» Exercise objective:
Look through the data below and output, unchanged, every line from the one holding "What D3.js code" through the one holding "250000, 300000, 350000];", inclusive. Skip the pictures.

[Code that draws figures]
╔══

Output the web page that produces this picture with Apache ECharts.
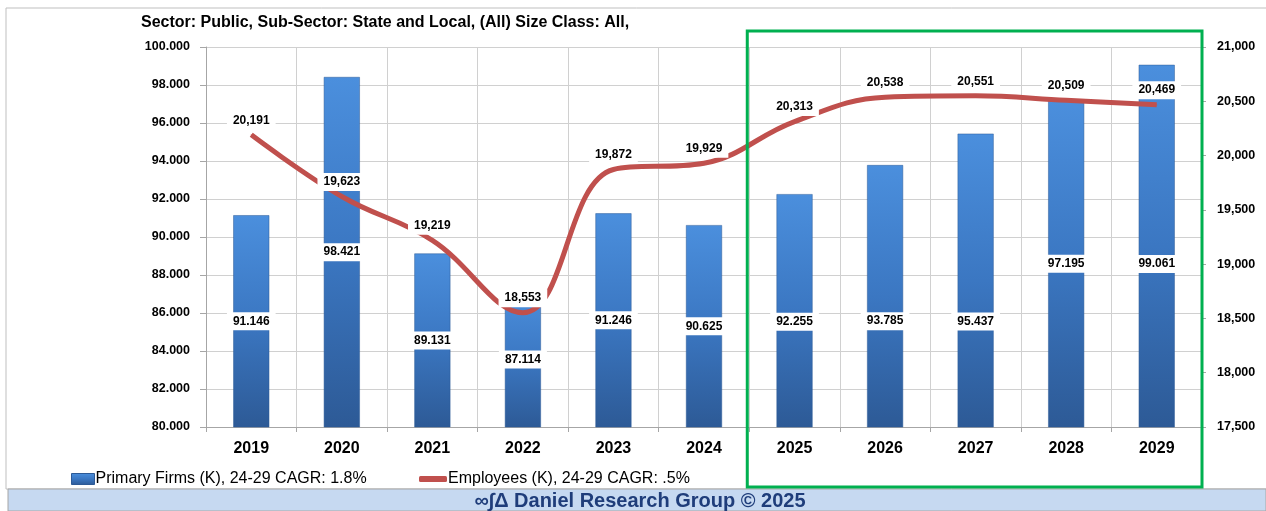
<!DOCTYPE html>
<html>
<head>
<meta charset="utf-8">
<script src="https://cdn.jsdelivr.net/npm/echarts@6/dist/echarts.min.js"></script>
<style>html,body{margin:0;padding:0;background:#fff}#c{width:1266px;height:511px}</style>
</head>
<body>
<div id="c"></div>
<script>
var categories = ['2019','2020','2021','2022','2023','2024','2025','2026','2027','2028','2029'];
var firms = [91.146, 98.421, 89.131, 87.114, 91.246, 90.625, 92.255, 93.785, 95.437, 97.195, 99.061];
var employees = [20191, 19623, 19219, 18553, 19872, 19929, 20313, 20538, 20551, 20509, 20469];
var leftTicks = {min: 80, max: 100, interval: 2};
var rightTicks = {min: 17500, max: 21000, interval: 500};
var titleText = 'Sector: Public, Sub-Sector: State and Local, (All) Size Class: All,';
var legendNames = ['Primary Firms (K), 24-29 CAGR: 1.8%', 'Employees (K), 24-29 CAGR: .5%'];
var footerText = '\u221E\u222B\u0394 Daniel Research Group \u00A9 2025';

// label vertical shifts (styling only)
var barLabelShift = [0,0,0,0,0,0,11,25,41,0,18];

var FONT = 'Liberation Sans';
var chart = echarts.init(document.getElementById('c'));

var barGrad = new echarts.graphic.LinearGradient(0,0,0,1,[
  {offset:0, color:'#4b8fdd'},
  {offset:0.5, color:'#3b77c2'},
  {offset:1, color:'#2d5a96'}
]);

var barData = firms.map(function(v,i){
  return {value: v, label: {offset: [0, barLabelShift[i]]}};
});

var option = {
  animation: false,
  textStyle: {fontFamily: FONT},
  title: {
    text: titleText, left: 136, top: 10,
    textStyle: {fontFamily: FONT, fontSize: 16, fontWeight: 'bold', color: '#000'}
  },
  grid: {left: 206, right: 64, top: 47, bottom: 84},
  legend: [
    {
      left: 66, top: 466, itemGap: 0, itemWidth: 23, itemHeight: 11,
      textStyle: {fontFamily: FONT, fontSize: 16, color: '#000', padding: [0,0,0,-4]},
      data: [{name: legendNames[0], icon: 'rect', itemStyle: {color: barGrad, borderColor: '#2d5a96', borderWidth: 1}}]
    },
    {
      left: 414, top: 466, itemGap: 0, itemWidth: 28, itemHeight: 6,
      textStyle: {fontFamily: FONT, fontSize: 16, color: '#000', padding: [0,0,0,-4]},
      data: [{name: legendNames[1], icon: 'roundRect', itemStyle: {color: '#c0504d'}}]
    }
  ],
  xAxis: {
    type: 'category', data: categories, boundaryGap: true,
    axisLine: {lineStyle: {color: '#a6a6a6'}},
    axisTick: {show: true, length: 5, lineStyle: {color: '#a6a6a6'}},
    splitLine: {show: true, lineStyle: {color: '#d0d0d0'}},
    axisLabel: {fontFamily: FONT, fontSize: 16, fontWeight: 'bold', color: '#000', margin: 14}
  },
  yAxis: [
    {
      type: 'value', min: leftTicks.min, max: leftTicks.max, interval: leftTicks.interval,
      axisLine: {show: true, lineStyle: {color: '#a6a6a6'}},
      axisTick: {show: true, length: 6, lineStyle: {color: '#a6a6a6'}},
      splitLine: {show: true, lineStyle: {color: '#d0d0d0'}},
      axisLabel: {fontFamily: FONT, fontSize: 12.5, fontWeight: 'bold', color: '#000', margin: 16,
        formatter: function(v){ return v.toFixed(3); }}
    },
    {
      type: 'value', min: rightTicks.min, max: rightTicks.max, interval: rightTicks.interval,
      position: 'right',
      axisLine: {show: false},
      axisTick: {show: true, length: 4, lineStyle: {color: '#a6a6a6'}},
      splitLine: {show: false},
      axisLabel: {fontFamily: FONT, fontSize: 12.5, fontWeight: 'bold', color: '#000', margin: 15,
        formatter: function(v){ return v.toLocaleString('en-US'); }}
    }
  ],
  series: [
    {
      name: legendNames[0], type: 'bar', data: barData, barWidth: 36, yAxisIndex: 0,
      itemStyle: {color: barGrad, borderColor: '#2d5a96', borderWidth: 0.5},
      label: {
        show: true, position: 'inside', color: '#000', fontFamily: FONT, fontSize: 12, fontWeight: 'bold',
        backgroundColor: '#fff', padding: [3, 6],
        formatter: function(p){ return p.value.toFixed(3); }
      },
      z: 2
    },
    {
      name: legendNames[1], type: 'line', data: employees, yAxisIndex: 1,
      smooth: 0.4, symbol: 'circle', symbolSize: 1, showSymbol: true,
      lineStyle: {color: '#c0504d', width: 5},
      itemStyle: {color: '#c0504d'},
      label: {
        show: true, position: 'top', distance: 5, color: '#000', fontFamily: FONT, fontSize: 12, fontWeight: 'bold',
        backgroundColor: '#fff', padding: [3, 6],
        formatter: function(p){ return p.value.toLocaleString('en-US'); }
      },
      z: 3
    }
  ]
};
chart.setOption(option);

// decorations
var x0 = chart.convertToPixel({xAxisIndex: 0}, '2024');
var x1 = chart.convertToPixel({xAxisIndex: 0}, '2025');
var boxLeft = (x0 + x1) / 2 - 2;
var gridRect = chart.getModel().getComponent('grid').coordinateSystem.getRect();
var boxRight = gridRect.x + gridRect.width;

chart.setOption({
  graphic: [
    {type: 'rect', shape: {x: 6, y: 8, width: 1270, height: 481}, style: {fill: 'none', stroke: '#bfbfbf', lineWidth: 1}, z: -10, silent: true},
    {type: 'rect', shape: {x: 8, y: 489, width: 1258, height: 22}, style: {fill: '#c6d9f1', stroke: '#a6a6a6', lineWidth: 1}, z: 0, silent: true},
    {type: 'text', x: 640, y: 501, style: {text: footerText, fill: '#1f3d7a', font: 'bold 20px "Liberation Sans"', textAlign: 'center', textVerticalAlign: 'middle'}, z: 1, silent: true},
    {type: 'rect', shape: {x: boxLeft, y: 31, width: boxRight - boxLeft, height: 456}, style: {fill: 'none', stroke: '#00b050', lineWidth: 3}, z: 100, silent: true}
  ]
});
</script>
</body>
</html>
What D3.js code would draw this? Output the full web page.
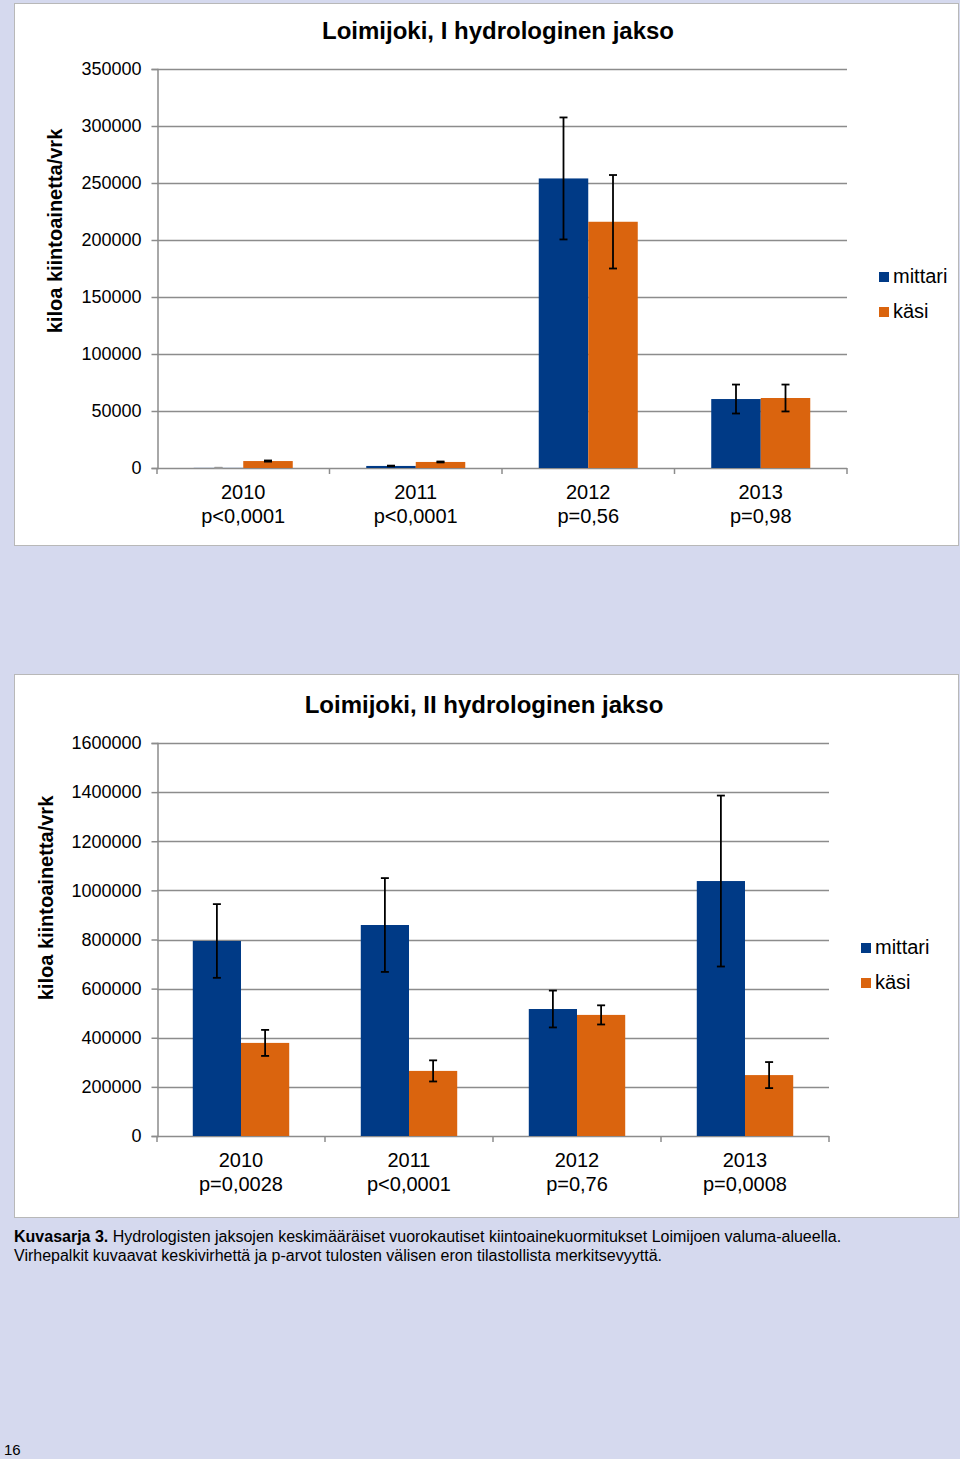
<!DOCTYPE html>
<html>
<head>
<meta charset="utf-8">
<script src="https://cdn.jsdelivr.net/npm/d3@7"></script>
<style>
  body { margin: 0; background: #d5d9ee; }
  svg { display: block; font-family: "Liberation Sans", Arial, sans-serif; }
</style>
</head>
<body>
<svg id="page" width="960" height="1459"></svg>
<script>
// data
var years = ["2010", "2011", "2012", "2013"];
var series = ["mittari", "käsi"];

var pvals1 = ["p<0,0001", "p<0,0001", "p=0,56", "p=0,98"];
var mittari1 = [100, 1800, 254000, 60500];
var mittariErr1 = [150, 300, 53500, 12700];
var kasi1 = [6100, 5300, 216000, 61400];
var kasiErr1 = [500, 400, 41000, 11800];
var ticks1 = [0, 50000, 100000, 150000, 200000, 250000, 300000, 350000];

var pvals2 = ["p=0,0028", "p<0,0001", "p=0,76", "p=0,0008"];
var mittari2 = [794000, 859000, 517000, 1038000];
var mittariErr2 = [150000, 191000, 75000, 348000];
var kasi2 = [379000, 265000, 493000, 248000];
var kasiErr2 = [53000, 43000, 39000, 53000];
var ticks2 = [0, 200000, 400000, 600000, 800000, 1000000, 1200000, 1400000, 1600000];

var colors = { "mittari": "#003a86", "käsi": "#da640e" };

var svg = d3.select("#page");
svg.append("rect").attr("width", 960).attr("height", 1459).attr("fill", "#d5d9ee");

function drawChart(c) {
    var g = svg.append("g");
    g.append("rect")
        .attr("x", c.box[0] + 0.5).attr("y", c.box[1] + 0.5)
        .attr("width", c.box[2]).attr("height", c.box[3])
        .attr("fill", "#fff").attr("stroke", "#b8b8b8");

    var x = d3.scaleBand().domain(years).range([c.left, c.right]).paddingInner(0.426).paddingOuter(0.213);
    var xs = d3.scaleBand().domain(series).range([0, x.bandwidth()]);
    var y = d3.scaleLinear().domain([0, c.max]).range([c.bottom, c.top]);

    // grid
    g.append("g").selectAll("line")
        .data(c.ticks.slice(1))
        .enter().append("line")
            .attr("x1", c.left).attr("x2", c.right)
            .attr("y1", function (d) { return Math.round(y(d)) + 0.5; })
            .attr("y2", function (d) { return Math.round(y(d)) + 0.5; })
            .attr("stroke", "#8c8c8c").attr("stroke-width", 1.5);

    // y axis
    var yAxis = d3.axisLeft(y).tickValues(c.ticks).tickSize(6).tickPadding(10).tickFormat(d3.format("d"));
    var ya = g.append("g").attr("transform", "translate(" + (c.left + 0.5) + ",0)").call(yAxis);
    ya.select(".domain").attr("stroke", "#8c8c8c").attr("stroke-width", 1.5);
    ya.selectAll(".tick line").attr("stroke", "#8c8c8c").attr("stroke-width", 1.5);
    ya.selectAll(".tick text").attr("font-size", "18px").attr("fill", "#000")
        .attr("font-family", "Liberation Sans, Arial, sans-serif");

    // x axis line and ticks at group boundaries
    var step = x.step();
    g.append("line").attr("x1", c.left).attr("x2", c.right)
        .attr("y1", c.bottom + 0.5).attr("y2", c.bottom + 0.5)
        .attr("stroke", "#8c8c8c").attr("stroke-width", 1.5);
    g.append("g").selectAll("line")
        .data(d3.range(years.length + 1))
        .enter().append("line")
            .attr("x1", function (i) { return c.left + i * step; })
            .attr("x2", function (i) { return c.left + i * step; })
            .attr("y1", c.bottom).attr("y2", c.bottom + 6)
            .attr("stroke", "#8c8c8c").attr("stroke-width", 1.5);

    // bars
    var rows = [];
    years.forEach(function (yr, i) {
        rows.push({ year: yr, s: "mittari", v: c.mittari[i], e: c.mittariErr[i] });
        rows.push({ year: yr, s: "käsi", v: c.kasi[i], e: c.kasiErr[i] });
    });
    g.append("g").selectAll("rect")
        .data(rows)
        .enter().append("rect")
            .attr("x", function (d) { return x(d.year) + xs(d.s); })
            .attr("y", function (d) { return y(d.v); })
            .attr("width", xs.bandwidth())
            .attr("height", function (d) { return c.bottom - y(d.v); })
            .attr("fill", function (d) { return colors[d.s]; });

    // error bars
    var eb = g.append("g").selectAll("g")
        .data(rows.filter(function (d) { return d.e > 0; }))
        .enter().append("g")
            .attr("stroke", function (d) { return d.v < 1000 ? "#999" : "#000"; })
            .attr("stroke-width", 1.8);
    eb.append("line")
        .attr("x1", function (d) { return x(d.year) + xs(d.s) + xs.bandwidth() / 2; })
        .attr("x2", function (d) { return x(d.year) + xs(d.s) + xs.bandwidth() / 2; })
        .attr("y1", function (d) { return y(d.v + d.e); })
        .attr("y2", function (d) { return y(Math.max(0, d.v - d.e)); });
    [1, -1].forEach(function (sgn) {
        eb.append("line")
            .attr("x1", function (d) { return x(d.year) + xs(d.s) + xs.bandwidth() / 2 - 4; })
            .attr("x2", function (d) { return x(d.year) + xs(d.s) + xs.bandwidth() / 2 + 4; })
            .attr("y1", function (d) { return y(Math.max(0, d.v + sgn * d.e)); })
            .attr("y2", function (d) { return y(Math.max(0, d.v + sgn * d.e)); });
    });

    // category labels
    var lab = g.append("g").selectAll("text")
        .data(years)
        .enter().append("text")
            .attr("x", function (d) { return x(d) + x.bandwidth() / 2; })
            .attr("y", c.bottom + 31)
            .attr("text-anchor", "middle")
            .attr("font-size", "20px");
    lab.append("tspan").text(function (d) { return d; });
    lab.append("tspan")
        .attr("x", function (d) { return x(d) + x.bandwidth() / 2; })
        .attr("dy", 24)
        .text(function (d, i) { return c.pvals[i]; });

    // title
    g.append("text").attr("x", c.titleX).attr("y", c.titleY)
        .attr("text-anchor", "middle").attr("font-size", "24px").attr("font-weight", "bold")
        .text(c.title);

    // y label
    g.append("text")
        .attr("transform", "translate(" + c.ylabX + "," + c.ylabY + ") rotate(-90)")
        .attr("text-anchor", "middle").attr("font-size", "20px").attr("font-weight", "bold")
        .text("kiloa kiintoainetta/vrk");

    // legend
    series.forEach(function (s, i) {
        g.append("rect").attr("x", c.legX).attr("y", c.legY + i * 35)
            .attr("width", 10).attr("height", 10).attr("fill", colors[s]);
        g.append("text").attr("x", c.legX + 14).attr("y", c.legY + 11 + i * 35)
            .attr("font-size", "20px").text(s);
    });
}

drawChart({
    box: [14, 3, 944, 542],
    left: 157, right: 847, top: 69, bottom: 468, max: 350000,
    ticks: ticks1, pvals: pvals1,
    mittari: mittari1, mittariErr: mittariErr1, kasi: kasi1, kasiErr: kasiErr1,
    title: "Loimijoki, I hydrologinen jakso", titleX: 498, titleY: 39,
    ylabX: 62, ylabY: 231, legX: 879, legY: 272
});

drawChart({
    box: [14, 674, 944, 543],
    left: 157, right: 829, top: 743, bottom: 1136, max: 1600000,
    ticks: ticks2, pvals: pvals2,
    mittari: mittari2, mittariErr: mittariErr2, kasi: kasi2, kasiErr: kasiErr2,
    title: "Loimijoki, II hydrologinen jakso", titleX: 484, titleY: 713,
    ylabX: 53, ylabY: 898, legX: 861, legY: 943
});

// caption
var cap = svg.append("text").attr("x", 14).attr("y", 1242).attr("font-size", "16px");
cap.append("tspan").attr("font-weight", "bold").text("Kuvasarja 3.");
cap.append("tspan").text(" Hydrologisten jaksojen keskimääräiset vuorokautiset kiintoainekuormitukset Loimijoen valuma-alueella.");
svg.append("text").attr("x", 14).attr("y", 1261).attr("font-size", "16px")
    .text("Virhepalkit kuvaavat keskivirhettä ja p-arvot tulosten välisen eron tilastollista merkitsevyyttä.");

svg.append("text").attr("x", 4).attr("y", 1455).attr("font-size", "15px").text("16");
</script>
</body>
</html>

╚══

» Answer to this exercise:
What D3.js code would draw this? Output the full web page.
<!DOCTYPE html>
<html>
<head>
<meta charset="utf-8">
<script src="https://cdn.jsdelivr.net/npm/d3@7"></script>
<style>
  body { margin: 0; background: #d5d9ee; }
  svg { display: block; font-family: "Liberation Sans", Arial, sans-serif; }
</style>
</head>
<body>
<svg id="page" width="960" height="1459"></svg>
<script>
// data
var years = ["2010", "2011", "2012", "2013"];
var series = ["mittari", "käsi"];

var pvals1 = ["p<0,0001", "p<0,0001", "p=0,56", "p=0,98"];
var mittari1 = [100, 1800, 254000, 60500];
var mittariErr1 = [150, 300, 53500, 12700];
var kasi1 = [6100, 5300, 216000, 61400];
var kasiErr1 = [500, 400, 41000, 11800];
var ticks1 = [0, 50000, 100000, 150000, 200000, 250000, 300000, 350000];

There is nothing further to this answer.